===== STORED DATA =====
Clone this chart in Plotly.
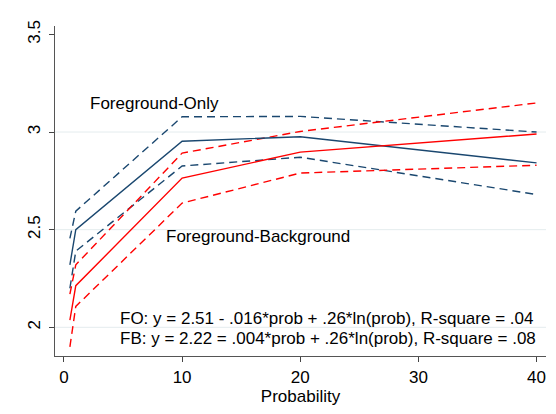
import plotly.graph_objects as go

prob = [0.5, 1, 10, 20, 40]

fo_mean = [2.32, 2.50, 2.953, 2.976, 2.842]
fo_upper = [2.455, 2.595, 3.078, 3.08, 3.0]
fo_lower = [2.20, 2.39, 2.826, 2.871, 2.68]

fb_mean = [2.037, 2.213, 2.764, 2.897, 2.99]
fb_upper = [2.17, 2.32, 2.892, 3.003, 3.149]
fb_lower = [1.90, 2.107, 2.636, 2.79, 2.83]

x_ticks = [0, 10, 20, 30, 40]
y_ticks = [2, 2.5, 3, 3.5]
y_tick_labels = ["2", "2.5", "3", "3.5"]
y_grid = [2, 2.5, 3]

label_fo = "Foreground-Only"
label_fb = "Foreground-Background"
eq_fo = "FO: y = 2.51 - .016*prob + .26*ln(prob), R-square = .04"
eq_fb = "FB: y = 2.22 = .004*prob + .26*ln(prob), R-square = .08"

NAVY = "#1a476f"
RED = "#ff0000"
FONT = "Liberation Sans, Arial, Helvetica, sans-serif"

fig = go.Figure()
for g in y_grid:
    fig.add_hline(y=g, line=dict(color="#e4ecee", width=1), layer="below")

for ys, col, dash in [
    (fo_upper, NAVY, "8px,5px"),
    (fo_lower, NAVY, "8px,5px"),
    (fb_upper, RED, "8px,5px"),
    (fb_lower, RED, "8px,5px"),
    (fo_mean, NAVY, "solid"),
    (fb_mean, RED, "solid"),
]:
    fig.add_trace(go.Scatter(x=prob, y=ys, mode="lines",
                             line=dict(color=col, width=1.4, dash=dash),
                             showlegend=False, hoverinfo="skip"))

ann_font = dict(family=FONT, size=17, color="black")
fig.add_annotation(x=2.0, y=3.146, text=label_fo, showarrow=False,
                   xanchor="left", yanchor="middle", font=ann_font)
fig.add_annotation(x=8.45, y=2.466, text=label_fb, showarrow=False,
                   xanchor="left", yanchor="middle", font=ann_font)
fig.add_annotation(x=4.55, y=2.043, text=eq_fo, showarrow=False,
                   xanchor="left", yanchor="middle", font=ann_font)
fig.add_annotation(x=4.55, y=1.943, text=eq_fb, showarrow=False,
                   xanchor="left", yanchor="middle", font=ann_font)

fig.update_layout(
    width=556, height=414,
    margin=dict(l=47, r=18, t=12, b=66),
    paper_bgcolor="white", plot_bgcolor="white",
    font=dict(family=FONT, size=17, color="black"),
    xaxis=dict(range=[-0.76, 40.8], tickvals=x_ticks, ticks="outside",
               ticklen=5, tickcolor="#444", showgrid=False, zeroline=False,
               showline=True, linecolor="#555", linewidth=1.3,
               title=dict(text="Probability", font=dict(size=17), standoff=2),
               tickfont=dict(size=17)),
    yaxis=dict(range=[1.853, 3.543], tickvals=y_ticks, ticktext=y_tick_labels,
               ticks="outside", ticklen=5, tickcolor="#444", tickangle=-90,
               ticklabelstandoff=2,
               showgrid=False, zeroline=False,
               showline=True, linecolor="#555", linewidth=1.3,
               tickfont=dict(size=17)),
)

fig.write_html("out.html")
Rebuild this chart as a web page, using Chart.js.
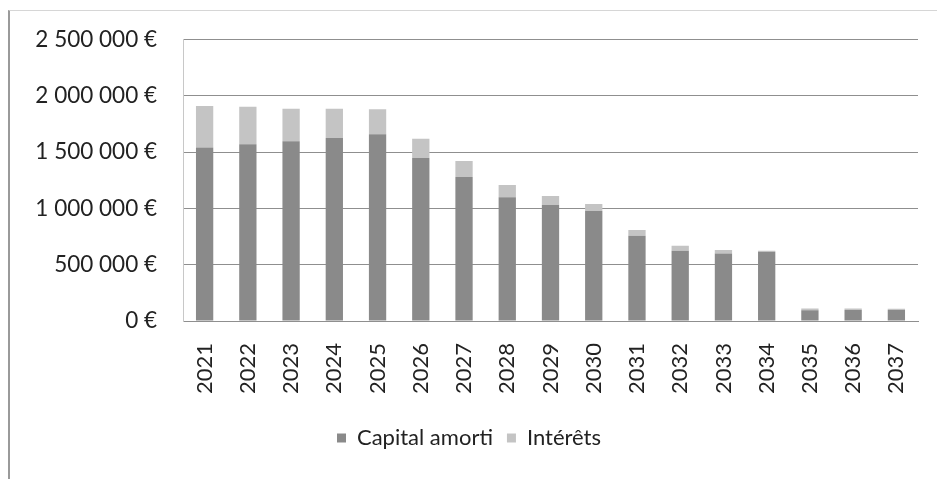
<!doctype html>
<html lang="fr">
<head>
<meta charset="utf-8">
<title>Remboursement</title>
<style>
  html, body { margin: 0; padding: 0; background: #fff; }
  #wrap { position: relative; width: 937px; height: 479px; }
  #frame { position: absolute; left: 8px; top: 10px; right: 0; bottom: 0;
           border-left: 2px solid #9a9a9a; border-top: 1px solid #d6d6d6; }
  canvas { position: absolute; left: 0; top: 0; }
</style>
</head>
<body>
<div id="wrap">
  <div id="frame"></div>
  <canvas id="myChart" width="937" height="479"></canvas>
</div>
<script src="https://cdn.jsdelivr.net/npm/chart.js@4.4.0/dist/chart.umd.min.js"></script>
<script>
// years of the repayment schedule
var annees = ['2021', '2022', '2023', '2024', '2025', '2026', '2027', '2028', '2029',
              '2030', '2031', '2032', '2033', '2034', '2035', '2036', '2037'];
// principal repaid each year (€)
var capitalAmorti = [1540000, 1570000, 1596000, 1625000, 1658000, 1448000, 1279000, 1098000, 1030000,
                     977000, 757000, 624000, 600000, 615000, 95000, 98000, 98000];
// interest paid each year (€)
var interets = [369000, 333000, 289000, 260000, 222000, 171000, 142000, 110000, 80000,
                62000, 51000, 45000, 30000, 9000, 17000, 12000, 10000];
var yTicks = [0, 500000, 1000000, 1500000, 2000000, 2500000];

function euros(v) {
  return String(v).replace(/\B(?=(\d{3})+(?!\d))/g, ' ') + ' €';
}

Chart.defaults.font.family = 'Lato, "Open Sans", sans-serif';
Chart.defaults.color = '#222';

var ctx = document.getElementById('myChart').getContext('2d');
var chart = new Chart(ctx, {
  type: 'bar',
  data: {
    labels: annees,
    datasets: [
      { label: 'Capital amorti', data: capitalAmorti, backgroundColor: '#8a8a8a',
        barPercentage: 0.4, categoryPercentage: 1.0 },
      { label: 'Intérêts', data: interets, backgroundColor: '#c4c4c4',
        barPercentage: 0.4, categoryPercentage: 1.0 }
    ]
  },
  options: {
    responsive: false,
    animation: false,
    layout: { padding: { left: 20, top: 30, right: 19, bottom: 20 } },
    plugins: {
      tooltip: { enabled: false },
      legend: {
        position: 'bottom',
        labels: { boxWidth: 9, boxHeight: 9, padding: 14, font: { size: 22 }, color: '#222' }
      }
    },
    scales: {
      x: {
        stacked: true,
        grid: { display: false, drawTicks: false },
        border: { color: '#8f8f8f' },
        ticks: { minRotation: 90, maxRotation: 90, padding: 22, font: { size: 22 }, color: '#222' },
        afterFit: function (s) { s.height = 92; s.paddingRight = 0; s.paddingLeft = 0; }
      },
      y: {
        stacked: true,
        min: 0, max: 2500000,
        afterBuildTicks: function (s) { s.ticks = yTicks.map(function (v) { return { value: v }; }); },
        grid: { color: '#8f8f8f', drawTicks: false },
        border: { color: '#c8c8c8' },
        ticks: { padding: 26, font: { size: 22.5 }, color: '#222', callback: euros },
        afterFit: function (s) { s.width = 163; }
      }
    }
  }
});
</script>
</body>
</html>
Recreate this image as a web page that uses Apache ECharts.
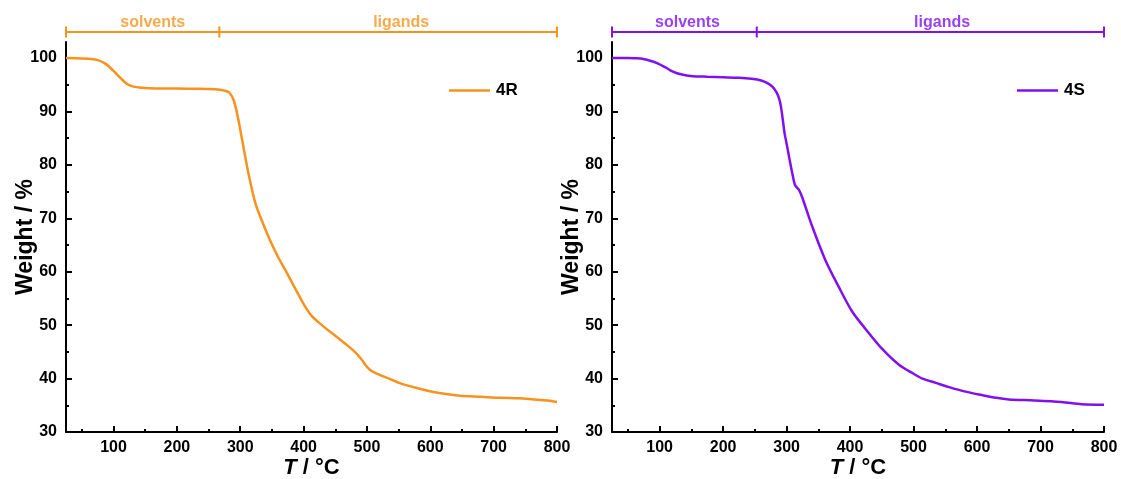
<!DOCTYPE html>
<html>
<head>
<meta charset="utf-8">
<script src="https://cdn.jsdelivr.net/npm/echarts@6/dist/echarts.min.js"></script>
<style>
  html, body { margin: 0; padding: 0; background: #fff; }
  #chart { width: 1121px; height: 479px; }
</style>
</head>
<body>
<div id="chart"></div>
<script>
// TGA curves
var tempR = [25, 50, 65, 75, 85, 92, 100, 108, 115, 122, 130, 140, 150, 175, 200, 225, 250, 265, 275, 283, 290, 297, 303, 313, 324, 335, 347, 360, 374, 387, 397, 405, 413, 422, 435, 447, 465, 480, 490, 498, 505, 512, 520, 535, 553, 580, 605, 625, 647, 680, 710, 740, 763, 785, 800]
var weightR = [100, 99.9, 99.8, 99.6, 99.1, 98.5, 97.6, 96.6, 95.8, 95.1, 94.7, 94.5, 94.4, 94.3, 94.3, 94.25, 94.2, 94.1, 93.9, 93.5, 92, 88.5, 84.7, 78.4, 72.8, 69.3, 65.9, 62.7, 59.7, 56.8, 54.6, 53, 51.7, 50.7, 49.4, 48.3, 46.6, 45.1, 43.8, 42.5, 41.6, 41.1, 40.7, 40, 39.1, 38.2, 37.5, 37.1, 36.8, 36.6, 36.4, 36.3, 36.1, 35.9, 35.6]

var tempS = [25, 50, 70, 85, 95, 110, 120, 135, 152, 175, 200, 225, 245, 260, 270, 278, 284, 288, 291, 294, 297, 301, 305, 309, 313, 316, 320, 325, 340, 361, 382, 403, 425, 451, 477, 500, 514, 535, 556, 580, 608, 630, 650, 690, 733, 765, 800]
var weightS = [100, 100, 99.9, 99.5, 99.1, 98.2, 97.5, 96.9, 96.6, 96.5, 96.4, 96.3, 96.1, 95.8, 95.3, 94.6, 93.6, 92.5, 91, 88.5, 85.8, 83.4, 80.8, 78.4, 76.3, 75.8, 75.2, 73.8, 68.6, 62.2, 57.2, 52.6, 49.2, 45.5, 42.6, 40.9, 40, 39.2, 38.4, 37.6, 36.9, 36.4, 36.1, 35.9, 35.6, 35.2, 35.1]

// ticks
var xTicks = [100, 200, 300, 400, 500, 600, 700, 800]
var xMinorTicks = [50, 150, 250, 350, 450, 550, 650, 750]
var yTicks = [30, 40, 50, 60, 70, 80, 90, 100]
var yMinorTicks = [35, 45, 55, 65, 75, 85, 95]

// bracket annotations on top
var bracketR = [25, 267, 800]
var bracketS = [25, 253, 800]
var bracketNames = ['solvents', 'ligands']
var bracketLabelR = [162, 554]
var bracketLabelS = [144, 545]

var orange = '#F7921E'
var purple = '#8010F0'
var font = 'Liberation Sans, Arial, sans-serif'

function pairs (xs, ys) {
  return xs.map(function (x, i) { return [x, ys[i]] })
}

function mainX (grid) {
  return {
    type: 'value', gridIndex: grid, min: 25, max: 800,
    name: '{i|T} / °C', nameLocation: 'middle', nameGap: 25, nameMoveOverlap: false,
    nameTextStyle: {
      fontFamily: font, fontSize: 22, fontWeight: 'bold', color: '#000',
      rich: { i: { fontFamily: font, fontSize: 22, fontWeight: 'bold', fontStyle: 'italic', color: '#000' } }
    },
    axisLine: { show: true, onZero: false, lineStyle: { color: '#000', width: 2 } },
    axisTick: { show: true, inside: true, length: 6, lineStyle: { width: 2, color: '#000' }, customValues: xTicks },
    axisLabel: { customValues: xTicks, margin: 8, fontFamily: font, fontSize: 16, fontWeight: 'bold', color: '#000' },
    splitLine: { show: false }
  }
}

function minorX (grid) {
  return {
    type: 'value', gridIndex: grid, min: 25, max: 800, position: 'bottom',
    axisLine: { show: false },
    axisTick: { show: true, inside: true, length: 3, lineStyle: { width: 2, color: '#000' }, customValues: xMinorTicks },
    axisLabel: { show: false },
    splitLine: { show: false }
  }
}

function mainY (grid) {
  return {
    type: 'value', gridIndex: grid, min: 30, max: 103,
    name: 'Weight / %', nameLocation: 'middle', nameGap: 29, nameMoveOverlap: false,
    nameTextStyle: { fontFamily: font, fontSize: 23, fontWeight: 'bold', color: '#000' },
    axisLine: { show: true, onZero: false, lineStyle: { color: '#000', width: 2 } },
    axisTick: { show: true, inside: true, length: 6, lineStyle: { width: 2, color: '#000' }, customValues: yTicks },
    axisLabel: { customValues: yTicks, margin: 9, fontFamily: font, fontSize: 16, fontWeight: 'bold', color: '#000' },
    splitLine: { show: false }
  }
}

function minorY (grid) {
  return {
    type: 'value', gridIndex: grid, min: 30, max: 103, position: 'left',
    axisLine: { show: false },
    axisTick: { show: true, inside: true, length: 3, lineStyle: { width: 2, color: '#000' }, customValues: yMinorTicks },
    axisLabel: { show: false },
    splitLine: { show: false }
  }
}

function hiddenX (grid) {
  return { type: 'value', gridIndex: grid, min: 25, max: 800, show: false }
}
function hiddenY (grid) {
  return { type: 'value', gridIndex: grid, min: 0, max: 1, show: false }
}

function bracketSeries (xi, yi, xs, color) {
  return {
    type: 'line', xAxisIndex: xi, yAxisIndex: yi, silent: true,
    data: xs.map(function (x) { return [x, 0.5] }),
    symbol: 'rect', symbolSize: [2, 11], showAllSymbol: true,
    itemStyle: { color: color },
    lineStyle: { color: color, width: 2 },
    animation: false
  }
}

function bracketText (xi, yi, xs, color) {
  return {
    type: 'scatter', xAxisIndex: xi, yAxisIndex: yi, silent: true,
    symbolSize: 0,
    data: xs.map(function (x, i) { return { value: [x, 0.5], name: bracketNames[i] } }),
    label: {
      show: true, position: 'top', distance: 1, formatter: '{b}',
      fontFamily: font, fontSize: 16, fontWeight: 'bold', color: color
    },
    animation: false
  }
}

function legend (left, name) {
  return {
    left: left, top: 82, padding: 0, data: [name], icon: 'rect',
    itemWidth: 41, itemHeight: 2.5, itemGap: 0,
    textStyle: { fontFamily: font, fontSize: 17, fontWeight: 'bold', color: '#000', padding: [0, 0, 0, 1] },
    selectedMode: false
  }
}

function grid (left, right, top, bottom, height) {
  var g = { left: left, right: right, top: top, outerBoundsMode: 'none', containLabel: false }
  if (height) g.height = height
  else g.bottom = bottom
  return g
}

var option = {
  backgroundColor: '#fff',
  animation: false,
  grid: [
    grid(66, 564, 42, 47),
    grid(612, 17, 42, 47),
    grid(66, 564, 22, null, 20),
    grid(612, 17, 22, null, 20)
  ],
  legend: [legend(449, '4R'), legend(1017, '4S')],
  xAxis: [mainX(0), minorX(0), mainX(1), minorX(1), hiddenX(2), hiddenX(3)],
  yAxis: [mainY(0), minorY(0), mainY(1), minorY(1), hiddenY(2), hiddenY(3)],
  series: [
    {
      name: '4R', type: 'line', xAxisIndex: 0, yAxisIndex: 0,
      data: pairs(tempR, weightR), smooth: 0.3, showSymbol: false,
      itemStyle: { color: orange }, lineStyle: { color: orange, width: 2.5 }
    },
    {
      name: '4S', type: 'line', xAxisIndex: 2, yAxisIndex: 2,
      data: pairs(tempS, weightS), smooth: 0.3, showSymbol: false,
      itemStyle: { color: purple }, lineStyle: { color: purple, width: 2.5 }
    },
    bracketSeries(4, 4, bracketR, orange),
    bracketSeries(5, 5, bracketS, purple),
    bracketText(4, 4, bracketLabelR, orange),
    bracketText(5, 5, bracketLabelS, purple)
  ]
}

var myChart = echarts.init(document.getElementById('chart'), null, { renderer: 'canvas' })
myChart.setOption(option)
</script>
</body>
</html>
=====
**WHAT THIS TASK INVOLVES:** Repeat only the lines from the one with "Rebuild this chart" down to the one with "var yTicks = [0, 500000, 1000000, 1500000, 2000000, 2500000];", word for word and both included, and leave the pictures out.

**EXERCISE ANSWER:**
Rebuild this chart as a web page, using Chart.js.
<!doctype html>
<html lang="fr">
<head>
<meta charset="utf-8">
<title>Remboursement</title>
<style>
  html, body { margin: 0; padding: 0; background: #fff; }
  #wrap { position: relative; width: 937px; height: 479px; }
  #frame { position: absolute; left: 8px; top: 10px; right: 0; bottom: 0;
           border-left: 2px solid #9a9a9a; border-top: 1px solid #d6d6d6; }
  canvas { position: absolute; left: 0; top: 0; }
</style>
</head>
<body>
<div id="wrap">
  <div id="frame"></div>
  <canvas id="myChart" width="937" height="479"></canvas>
</div>
<script src="https://cdn.jsdelivr.net/npm/chart.js@4.4.0/dist/chart.umd.min.js"></script>
<script>
// years of the repayment schedule
var annees = ['2021', '2022', '2023', '2024', '2025', '2026', '2027', '2028', '2029',
              '2030', '2031', '2032', '2033', '2034', '2035', '2036', '2037'];
// principal repaid each year (€)
var capitalAmorti = [1540000, 1570000, 1596000, 1625000, 1658000, 1448000, 1279000, 1098000, 1030000,
                     977000, 757000, 624000, 600000, 615000, 95000, 98000, 98000];
// interest paid each year (€)
var interets = [369000, 333000, 289000, 260000, 222000, 171000, 142000, 110000, 80000,
                62000, 51000, 45000, 30000, 9000, 17000, 12000, 10000];
var yTicks = [0, 500000, 1000000, 1500000, 2000000, 2500000];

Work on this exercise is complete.